German Expressionism supplies yet another rich source for the film, especially The Cabinet of Dr. Caligari (Robert Wiene, 1920): the repeated references to the forced subjugation of the beautiful somnambulist Malvina and the implication that Felisberto may or may not be one of Dr.Droz's mental patients. The looming presence of a precise and calculating mechanical occultism--often suggested by the sudden inter-cutting of stop-motion levers and Droz’s grotesque automatons--also emphasises the film's debt to the German Expressionist classics.

Playing itself out in murky mirror-like reflections and highly stylized sets, the film also reworks the angular distortion and themes regarding authority of the early influential movement by hiding its characters under the greenish haze of the cinematography and subtly hinting at the sinister, controlling hand of Droz.

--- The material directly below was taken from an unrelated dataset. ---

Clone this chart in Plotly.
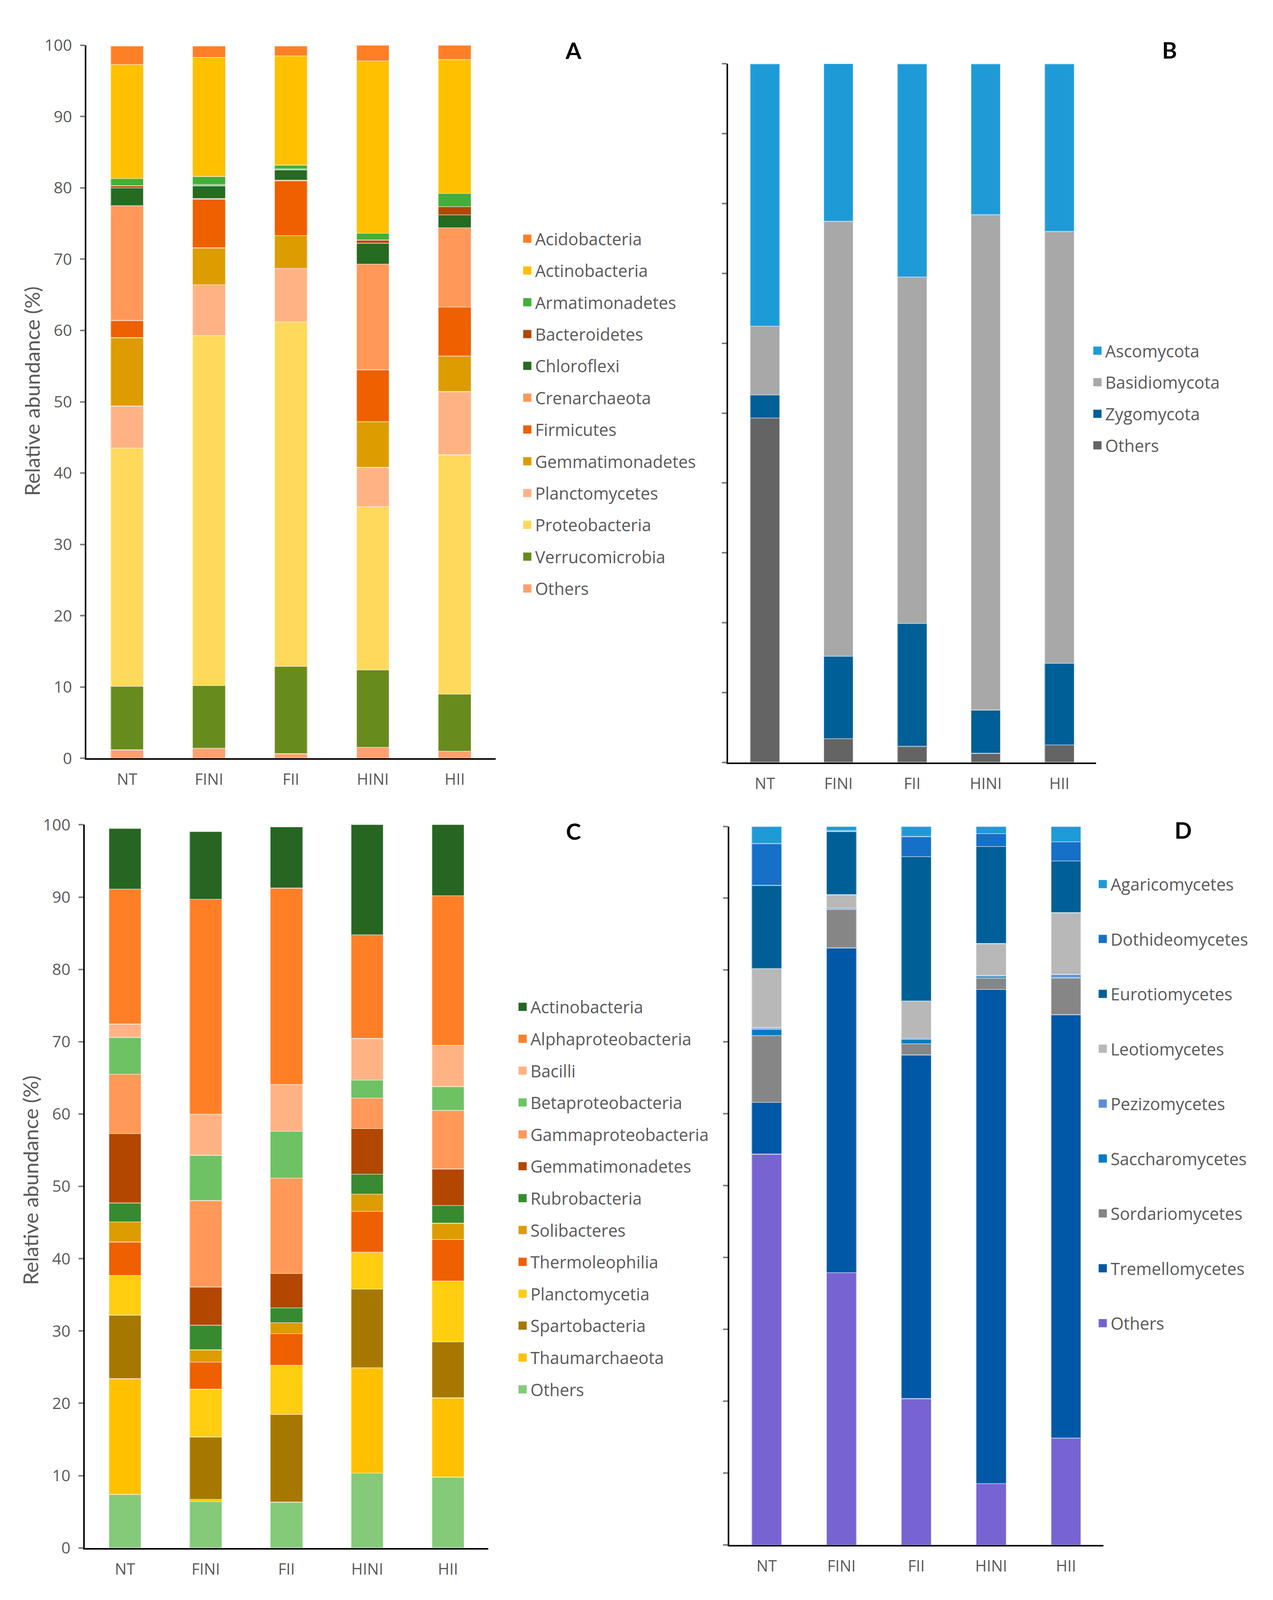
import plotly.graph_objects as go

samples = ["NT", "FINI", "FII", "HINI", "HII"]

# A - bacterial phyla (legend order, top of stack first)
phyla_names = ["Acidobacteria", "Actinobacteria", "Armatimonadetes", "Bacteroidetes",
               "Chloroflexi", "Crenarchaeota", "Firmicutes", "Gemmatimonadetes",
               "Planctomycetes", "Proteobacteria", "Verrucomicrobia", "Others"]
phyla_colors = ["#FF7F27", "#FFC000", "#43AE3A", "#B34700", "#256B21", "#FF9858",
                "#EE6000", "#DD9C00", "#FFB385", "#FFD95C", "#688B1D", "#FFA070"]
phyla_values = [
    [2.6, 1.6, 1.4, 2.2, 2.0],
    [16.0, 16.7, 15.3, 24.15, 18.75],
    [1.0, 1.15, 0.55, 0.95, 1.88],
    [0.3, 0.15, 0.1, 0.45, 1.15],
    [2.5, 1.8, 1.45, 2.94, 1.81],
    [16.1, 0.1, 0.1, 14.8, 11.1],
    [2.4, 6.8, 7.7, 7.3, 6.9],
    [9.6, 5.2, 4.6, 6.4, 4.96],
    [5.9, 7.1, 7.5, 5.5, 8.88],
    [33.4, 49.1, 48.3, 22.9, 33.57],
    [8.9, 8.8, 12.25, 10.85, 7.98],
    [1.2, 1.4, 0.65, 1.55, 1.01],
]

# B - fungal phyla
fphyla_names = ["Ascomycota", "Basidiomycota", "Zygomycota", "Others"]
fphyla_colors = ["#1E9BD7", "#A8A8A8", "#005F96", "#646464"]
fphyla_values = [
    [37.55, 22.57, 30.5, 21.6, 24.0],
    [9.85, 62.26, 49.6, 70.9, 61.8],
    [3.3, 11.8, 17.6, 6.2, 11.7],
    [49.3, 3.4, 2.3, 1.3, 2.5],
]

# C - bacterial classes
class_names = ["Actinobacteria", "Alphaproteobacteria", "Bacilli", "Betaproteobacteria",
               "Gammaproteobacteria", "Gemmatimonadetes", "Rubrobacteria", "Solibacteres",
               "Thermoleophilia", "Planctomycetia", "Spartobacteria", "Thaumarchaeota", "Others"]
class_colors = ["#266622", "#FF7F27", "#FFB385", "#6EC264", "#FF9858", "#B34700", "#388A30",
                "#DD9C00", "#EE6000", "#FFCE10", "#A67800", "#FFC000", "#84CA78"]
class_values = [
    [8.4, 9.34, 8.45, 15.4, 10.1],
    [18.65, 29.74, 27.19, 14.34, 20.7],
    [1.85, 5.66, 6.46, 5.76, 5.7],
    [5.1, 6.26, 6.46, 2.5, 3.3],
    [8.2, 11.94, 13.2, 4.2, 8.1],
    [9.6, 5.3, 4.74, 6.33, 5.03],
    [2.6, 3.4, 2.06, 2.74, 2.47],
    [2.8, 1.7, 1.5, 2.37, 2.23],
    [4.6, 3.75, 4.4, 5.66, 5.77],
    [5.5, 6.59, 6.8, 5.1, 8.4],
    [8.8, 8.66, 12.1, 10.9, 7.74],
    [16.0, 0.3, 0.05, 14.54, 10.96],
    [7.4, 6.4, 6.3, 10.36, 9.8],
]

# D - fungal classes
fclass_names = ["Agaricomycetes", "Dothideomycetes", "Eurotiomycetes", "Leotiomycetes",
                "Pezizomycetes", "Saccharomycetes", "Sordariomycetes", "Tremellomycetes", "Others"]
fclass_colors = ["#1E9BD7", "#1670C8", "#005F96", "#B8B8B8", "#5A8ED8", "#007AC3",
                 "#868686", "#0058A6", "#7763D2"]
fclass_values = [
    [2.4, 0.6, 1.4, 1.0, 2.15],
    [5.8, 0.1, 2.8, 1.8, 2.65],
    [11.6, 8.8, 20.1, 13.5, 7.2],
    [8.2, 1.9, 5.2, 4.45, 8.6],
    [0.2, 0.15, 0.15, 0.1, 0.4],
    [0.9, 0.0, 0.6, 0.25, 0.1],
    [9.3, 5.35, 1.55, 1.6, 5.1],
    [7.2, 45.2, 47.83, 68.77, 58.94],
    [54.4, 37.9, 20.37, 8.53, 14.86],
]

FONT = "Open Sans"
TXT = "#595959"
W, H = 3240, 4090   # kept under the window so the bottom labels are not cut

fig = go.Figure()

panels = [
    (phyla_names, phyla_colors, phyla_values, "x", "y", "legend"),
    (fphyla_names, fphyla_colors, fphyla_values, "x2", "y2", "legend2"),
    (class_names, class_colors, class_values, "x3", "y3", "legend3"),
    (fclass_names, fclass_colors, fclass_values, "x4", "y4", "legend4"),
]

for names, colors, values, xa, ya, leg in panels:
    # stack from the bottom: last legend entry first
    for name, col, vals in reversed(list(zip(names, colors, values))):
        fig.add_trace(go.Bar(
            x=samples, y=vals, name=name, xaxis=xa, yaxis=ya,
            marker=dict(color=col, line=dict(color="rgba(255,255,255,0.45)", width=2.5)),
            showlegend=False,
        ))
    # legend-only markers (bigger squares than the bar legend icon)
    for name, col in zip(names, colors):
        fig.add_trace(go.Scatter(
            x=[None], y=[None], xaxis=xa, yaxis=ya, mode="markers", name=name,
            marker=dict(symbol="square", size=16, color=col, line=dict(color=col, width=5)),
            legend=leg, legendgroup=leg + name, hoverinfo="skip",
        ))


def x_ax(domain, anchor):
    return dict(domain=domain, anchor=anchor, type="category", range=[-0.5, 4.5],
                showline=True, linecolor="black", linewidth=4, ticks="",
                showgrid=False, zeroline=False, ticklabelstandoff=16,
                tickfont=dict(family=FONT, size=40, color=TXT))


def y_ax(domain, anchor, labels):
    return dict(domain=domain, anchor=anchor, range=[0, 100], tick0=0, dtick=10,
                showline=True, linecolor="black", linewidth=4,
                ticks="outside", ticklen=12, tickwidth=4, tickcolor="#7F7F7F",
                showgrid=False, zeroline=False, showticklabels=labels,
                ticklabelstandoff=12, tickfont=dict(family=FONT, size=41, color=TXT))


def legend_box(x, y, size, gap):
    return dict(x=x, y=y, xanchor="left", yanchor="top", bgcolor="rgba(0,0,0,0)",
                font=dict(family=FONT, size=size, color=TXT), tracegroupgap=gap,
                traceorder="grouped")


fig.update_layout(
    width=W, height=H,
    margin=dict(l=0, r=0, t=0, b=0),
    paper_bgcolor="white", plot_bgcolor="white",
    barmode="stack", bargap=0.6,
    xaxis=x_ax([0.0656, 0.3892], "y"),
    yaxis=y_ax([0.5282, 0.9807], "x", True),
    xaxis2=x_ax([0.5728, 0.8637], "y2"),
    yaxis2=y_ax([0.5256, 0.9689], "x2", False),
    xaxis3=x_ax([0.0644, 0.3834], "y3"),
    yaxis3=y_ax([0.0271, 0.4860], "x3", True),
    xaxis4=x_ax([0.5737, 0.8694], "y4"),
    yaxis4=y_ax([0.0290, 0.4850], "x4", False),
    legend=legend_box(0.408, 0.8665, 43, 22.5),
    legend2=legend_box(0.8585, 0.7954, 43, 21.8),
    legend3=legend_box(0.4043, 0.379, 43, 22.7),
    legend4=legend_box(0.8627, 0.4569, 43, 81.6),
)

for txt, x, y in [("A", 0.4507, 0.9776), ("B", 0.9215, 0.9779),
                  ("C", 0.4507, 0.4820), ("D", 0.9325, 0.4828)]:
    fig.add_annotation(text="<b>" + txt + "</b>", x=x, y=y, xref="paper", yref="paper",
                       xanchor="center", yanchor="middle", showarrow=False,
                       font=dict(family="Lato", size=58, color="black"))

for x, y in [(0.0227, 0.7612), (0.0212, 0.2605)]:
    fig.add_annotation(text="Relative abundance (%)", x=x, y=y, xref="paper", yref="paper",
                       xanchor="center", yanchor="middle", showarrow=False, textangle=-90,
                       font=dict(family="Lato", size=53, color=TXT))

fig.write_html("out.html")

Admittedly, The Piano Tuner of Earthquakes will not be to everyone's taste (Daniel and I in fact had to agree to disagree on this one)...its art house-style delivery of script and its bizarre and murky air is likely to be unpalatable to many, while probably being heaven-sent for those who are fans of films which continue to experiment with the art of stop-motion and unconventional modes of story-telling.

Personally, I find that the sense of mystery and willingness to display glowing, subjective emotion make this somewhat unusual experiment one that lingers with the mind, containing a conglomeration of elements from those films which had me hooked onto certain bizarrely fascinating works of cinema in the first place.

4 comments:

bobblog said...

Yeah loads of people think that Svankmajer is an influence on the Brothers Quay and there is but not as great as is thought to be.

I have all their collected short films and some music videos that they did and you can see Mythology , Czech Culture ( well svankmajer was from Prague) Avant Garde composers and the cabinet of Dr. Caligari all play a bigger role.

Lara said...

yes, I think the film is rooted in German Expressionism...it often projects perceptual distortion through the use of refracted shards of light...

I'm sorry, did that sound robotic? How fitting, in a way...

Daniel Vella said...

Great review, though as you said I completely disagree.

I found the film, on a personal level, to be too mechanical in its treatment of characters and too wilfully obscure, and it left me completely cold. There's no denying its visual beauty, however, and you raise good points about it. It's just not my cup of tea (except I hate tea, so maybe it is)...

Lara said...

The mechanical air is, I feel, appropriate. It emphasises the sense of characters as puppets manipulated by Droz...It didn't leave me cold, the fragments when the cinematography becomes saturated by heavenly looking light or sunlight suggest that despite his plan Droz cannot subjugate love to pre-destination....although they die, Felisberto and Malvina still find a kind of peace together since Droz's opera never comes to a close...it ends before it ends, before he can destroy the love they feel outside his stage.